High Frequency Transformer Model based on duality principle and finite element method analysis

Abstract

This paper deals with a new High Frequency Transformer Model HFTM, taking into account magnetic core and fractionated winding. For electromagnetic transient phenomena, capacitive effects are considered by a series of capacitors among different transformer elements. This model has been tested using excitation by ramp or surge overvoltage applied to the windings terminal. Leakage impedances, magnetizing branches, zero-sequences (homopolar) fluxes and losses in windings have been developed using duality principle. In this model, electrical parameters are depending on frequency due to skin and proximity effects. Parallel Foster circuits have been fitted to represent in the time domain the damping produced by eddy currents in the windings and the iron core.

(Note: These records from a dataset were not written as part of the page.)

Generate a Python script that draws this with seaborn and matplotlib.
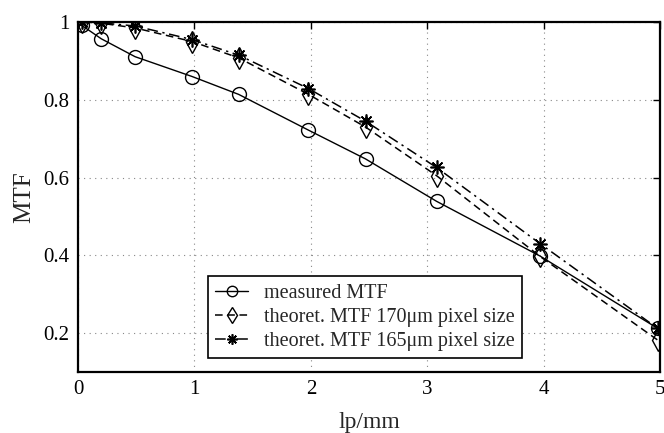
import numpy as np
import pandas as pd
import matplotlib
matplotlib.use("Agg")
import matplotlib.pyplot as plt
import seaborn as sns

# spatial frequency (lp/mm) and MTF values
freq = [0.03, 0.2, 0.49, 0.98, 1.38, 1.98, 2.47, 3.08, 3.97, 4.98]
mtf_measured = [0.992, 0.957, 0.911, 0.860, 0.814, 0.722, 0.648, 0.539, 0.398, 0.212]
mtf_170 = [1.0, 0.997, 0.985, 0.950, 0.908, 0.814, 0.730, 0.605, 0.397, 0.182]
mtf_165 = [1.0, 0.998, 0.990, 0.955, 0.915, 0.829, 0.745, 0.626, 0.430, 0.212]

labels = ["measured MTF",
          "theoret. MTF 170\u03bcm pixel size",
          "theoret. MTF 165\u03bcm pixel size"]

xticks = [0, 1, 2, 3, 4, 5]
yticks = [0.2, 0.4, 0.6, 0.8, 1.0]
ytick_labels = ["0.2", "0.4", "0.6", "0.8", "1"]

sns.set_theme(style="white")
plt.rcParams["font.family"] = ["Liberation Serif", "DejaVu Serif"]

fig = plt.figure(figsize=(6.64, 4.33), dpi=100)
ax = fig.add_axes([0.1175, 0.141, 0.8765, 0.808])

df = pd.DataFrame({"freq": freq, "m": mtf_measured, "t170": mtf_170, "t165": mtf_165})

sns.lineplot(data=df, x="freq", y="m", ax=ax, color="black", lw=1.0,
             marker="o", markersize=10, markerfacecolor="none",
             markeredgecolor="black", markeredgewidth=1.0, label=labels[0])
sns.lineplot(data=df, x="freq", y="t170", ax=ax, color="black", lw=1.1,
             linestyle=(0, (5, 3)), marker="d", markersize=11,
             markerfacecolor="none", markeredgecolor="black",
             markeredgewidth=1.0, label=labels[1])
sns.lineplot(data=df, x="freq", y="t165", ax=ax, color="black", lw=1.1,
             linestyle=(0, (7, 3, 1.5, 3)), marker=(8, 2, 0), markersize=10,
             markeredgecolor="black", markeredgewidth=1.2, label=labels[2])

ax.set_xlim(0, 5)
ax.set_ylim(0.1, 1.0)
ax.set_xticks(xticks)
ax.set_xticklabels([str(t) for t in xticks])
ax.set_yticks(yticks)
ax.set_yticklabels(ytick_labels)

ax.grid(True, color="#888888", linestyle=(0, (1, 4)), linewidth=0.8)
ax.tick_params(direction="in", length=5, width=1.0, top=True, right=True,
               labelsize=15, colors="black", pad=6)
for s in ax.spines.values():
    s.set_visible(True)
    s.set_color("black")
    s.set_linewidth(1.6)

ax.set_xlabel("lp/mm", fontsize=17, labelpad=9)
ax.set_ylabel("MTF", fontsize=18, labelpad=6)

leg = ax.legend(loc="lower left", bbox_to_anchor=(0.224, 0.04), fontsize=14.5,
                frameon=True, fancybox=False, edgecolor="black",
                handlelength=1.6, handletextpad=0.8, borderpad=0.35,
                labelspacing=0.25, borderaxespad=0, markerscale=0.75)
leg.get_frame().set_linewidth(1.2)
leg.get_frame().set_facecolor("white")
leg.get_frame().set_alpha(1.0)

fig.savefig("out.png", dpi=100, facecolor="white")
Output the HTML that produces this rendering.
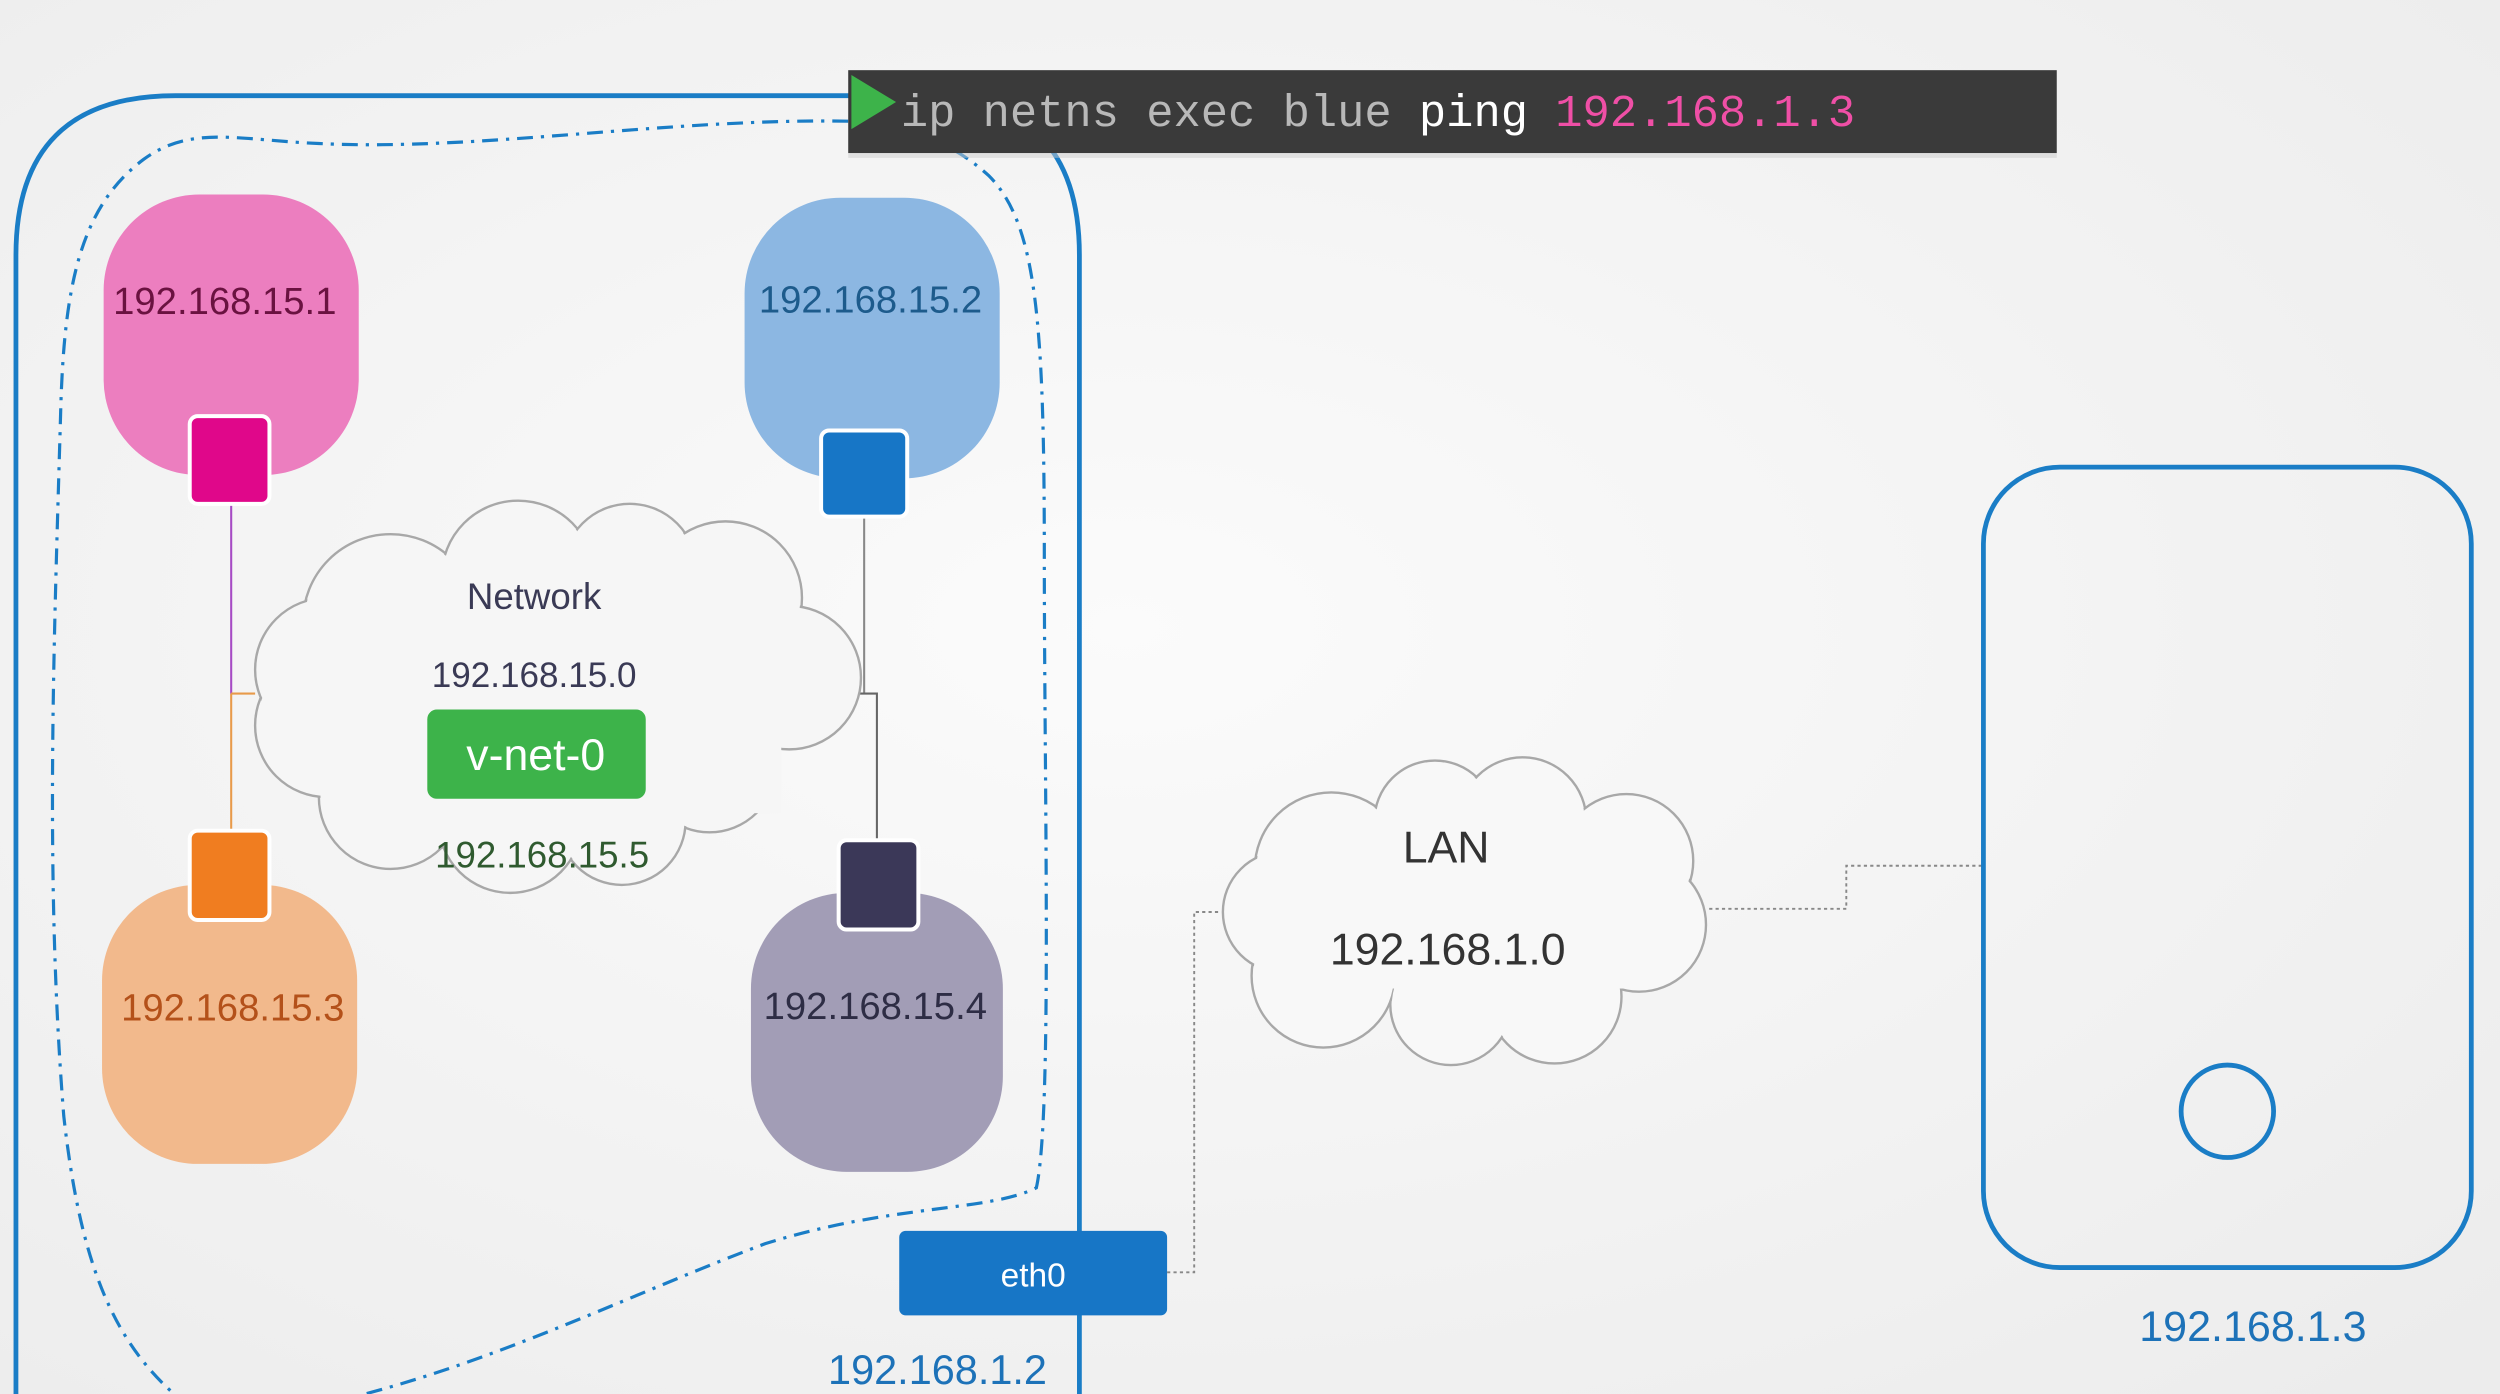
<!DOCTYPE html>
<html><head><meta charset="utf-8"><style>
html,body{margin:0;padding:0;width:2500px;height:1394px;overflow:hidden;background:#f2f2f2}
svg{display:block}
text{font-family:"Liberation Sans",sans-serif}
text.mono{font-family:"Liberation Mono",monospace}
</style></head><body>
<svg width="2500" height="1394" viewBox="0 0 1568 874.3" xmlns="http://www.w3.org/2000/svg">
<defs>
<radialGradient id="bg" cx="0.45" cy="0.45" r="0.75">
<stop offset="0" stop-color="#fbfbfb"/><stop offset="1" stop-color="#ececec"/>
</radialGradient>
</defs>
<rect width="1568" height="874.3" fill="url(#bg)"/>

<path d="M10,900 L10,160 Q10,60 110,60 L577,60 Q677,60 677,160 L677,900" fill="none" stroke="#1a7dc6" stroke-width="3"/>

<path d="M532,76 C420,74 300,95 200,90 C150,88 120,78 90,100 C50,130 40,180 38,260 C34,400 28,550 40,700 C50,790 70,840 110,875 M230,874 C320,850 400,810 480,780 C560,755 620,760 650,745 C660,700 655,500 655,350 C655,200 650,140 620,110 C600,92 580,84 560,80" fill="none" stroke="#1a7dc6" stroke-width="2" stroke-dasharray="10 5 2 5"/>

<line x1="145" y1="315" x2="145" y2="435" stroke="#a64bc4" stroke-width="1.3"/>
<line x1="145" y1="435" x2="145" y2="522" stroke="#e89a4a" stroke-width="1.3"/>
<line x1="145" y1="435" x2="160" y2="435" stroke="#e89a4a" stroke-width="1.3"/>
<line x1="542" y1="323" x2="542" y2="435" stroke="#888" stroke-width="1.3"/>
<polyline points="537,435 550,435 550,528" fill="none" stroke="#666" stroke-width="1.3"/>

<g stroke="#a8a8a8" stroke-width="1.5" fill="#f6f6f6">
<circle cx="245" cy="390" r="55"/><circle cx="325" cy="362" r="48"/><circle cx="395" cy="358" r="42"/>
<circle cx="455" cy="375" r="48"/><circle cx="495" cy="425" r="45"/><circle cx="445" cy="480" r="42"/>
<circle cx="390" cy="515" r="40"/><circle cx="320" cy="515" r="45"/><circle cx="245" cy="500" r="45"/>
<circle cx="205" cy="455" r="45"/><circle cx="205" cy="420" r="45"/>
</g>
<g fill="#f6f6f6">
<circle cx="245" cy="390" r="54"/><circle cx="325" cy="362" r="47"/><circle cx="395" cy="358" r="41"/>
<circle cx="455" cy="375" r="47"/><circle cx="495" cy="425" r="44"/><circle cx="445" cy="480" r="41"/>
<circle cx="390" cy="515" r="39"/><circle cx="320" cy="515" r="44"/><circle cx="245" cy="500" r="44"/>
<circle cx="205" cy="455" r="44"/><circle cx="205" cy="420" r="44"/>
<rect x="220" y="380" width="270" height="130"/>
</g>
<text x="335" y="382" font-size="23" fill="#3a3a55" text-anchor="middle">Network</text>
<text x="335" y="431" font-size="22" fill="#3a3a55" text-anchor="middle">192.168.15.0</text>
<rect x="268" y="445" width="137" height="56" rx="6" fill="#3db34a"/>
<text x="336" y="483" font-size="28" fill="#fff" text-anchor="middle">v-net-0</text>
<text x="340" y="544" font-size="23" fill="#2f5a2f" text-anchor="middle">192.168.15.5</text>

<rect x="65" y="122" width="160" height="176" rx="60" fill="#ec7ebf"/>
<text x="141" y="197" font-size="24" fill="#6a1240" text-anchor="middle">192.168.15.1</text>
<rect x="119" y="261" width="50" height="55" rx="5" fill="#e0078a" stroke="#fff" stroke-width="2.5"/>

<rect x="467" y="124" width="160" height="176" rx="60" fill="#8cb7e2"/>
<text x="546" y="196" font-size="24" fill="#1d5b8c" text-anchor="middle">192.168.15.2</text>
<rect x="515" y="270" width="54" height="54" rx="5" fill="#1776c6" stroke="#fff" stroke-width="2.5"/>

<rect x="64" y="555" width="160" height="175" rx="60" fill="#f2b98c"/>
<text x="146" y="640" font-size="24" fill="#b4511a" text-anchor="middle">192.168.15.3</text>
<rect x="119" y="521" width="50" height="56" rx="5" fill="#f07d20" stroke="#fff" stroke-width="2.5"/>

<rect x="471" y="560" width="158" height="175" rx="60" fill="#a29db6"/>
<text x="549" y="639" font-size="24" fill="#2e2d45" text-anchor="middle">192.168.15.4</text>
<rect x="526" y="527" width="50" height="56" rx="5" fill="#3b3858" stroke="#fff" stroke-width="2.5"/>

<rect x="564" y="772" width="168" height="53" rx="4" fill="#1776c6"/>
<text x="648" y="807" font-size="21" fill="#fff" text-anchor="middle">eth0</text>
<text x="588" y="868" font-size="26" fill="#1d72b8" text-anchor="middle">192.168.1.2</text>

<polyline points="732,798 749,798 749,572 766,572" fill="none" stroke="#888" stroke-width="1.2" stroke-dasharray="2 2"/>
<polyline points="1072,570 1158,570 1158,543 1244,543" fill="none" stroke="#888" stroke-width="1.2" stroke-dasharray="2 2"/>

<g stroke="#a8a8a8" stroke-width="1.5" fill="#f8f8f8">
<circle cx="835" cy="545" r="48"/><circle cx="900" cy="515" r="38"/><circle cx="955" cy="515" r="40"/>
<circle cx="1020" cy="540" r="42"/><circle cx="1028" cy="580" r="42"/><circle cx="975" cy="625" r="42"/>
<circle cx="910" cy="630" r="38"/><circle cx="830" cy="612" r="45"/><circle cx="805" cy="572" r="38"/>
</g>
<g fill="#f8f8f8">
<circle cx="835" cy="545" r="47"/><circle cx="900" cy="515" r="37"/><circle cx="955" cy="515" r="39"/>
<circle cx="1020" cy="540" r="41"/><circle cx="1028" cy="580" r="41"/><circle cx="975" cy="625" r="41"/>
<circle cx="910" cy="630" r="37"/><circle cx="830" cy="612" r="44"/><circle cx="805" cy="572" r="37"/>
<rect x="820" y="530" width="200" height="90"/>
</g>
<text x="907" y="541" font-size="28" fill="#333" text-anchor="middle">LAN</text>
<text x="908" y="605" font-size="28" fill="#333" text-anchor="middle">192.168.1.0</text>

<rect x="1244" y="293" width="306" height="502" rx="48" fill="none" stroke="#1a7dc6" stroke-width="3"/>
<circle cx="1397" cy="697" r="29" fill="none" stroke="#1a7dc6" stroke-width="3"/>
<text x="1413" y="841" font-size="27" fill="#1d72b8" text-anchor="middle">192.168.1.3</text>

<rect x="532" y="44" width="758" height="52" fill="#3a3a3a"/>
<rect x="532" y="96" width="758" height="3" fill="#ccc" opacity="0.5"/>
<polygon points="534,47 534,81 562,64" fill="#3db34a"/>
<text class="mono" x="565" y="79" font-size="28.5" fill="#b8b8b8" xml:space="preserve">ip netns exec blue <tspan fill="#fff">ping</tspan> <tspan fill="#ef4fa6">192.168.1.3</tspan></text>
</svg>
</body></html>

The lumped parameters of these equivalents circuits have been established from inductive and resistive parameters deduced from Finite Element Method (FEM) simulation results of magnetic field distribution in winding and magnetic core for multiples frequencies up to 1MHz. The analytics HF formulas for one lamination or turn have been exploited. The Foster network elements chosen with five terms should be connected in parallel with the nonlinear magnetizing branch representing iron saturation in rated frequency. The obtained results show a satisfactory agreement with FEM analysis results. Complete model of 10kVA three-phase three-legged transformer has been achieved based on duality principle and taking into account winding resistance and core frequency dependence as well as capacitive effects. The model has been tested to simulate voltage propagation in windings and neutral current response subject to surge overvoltage.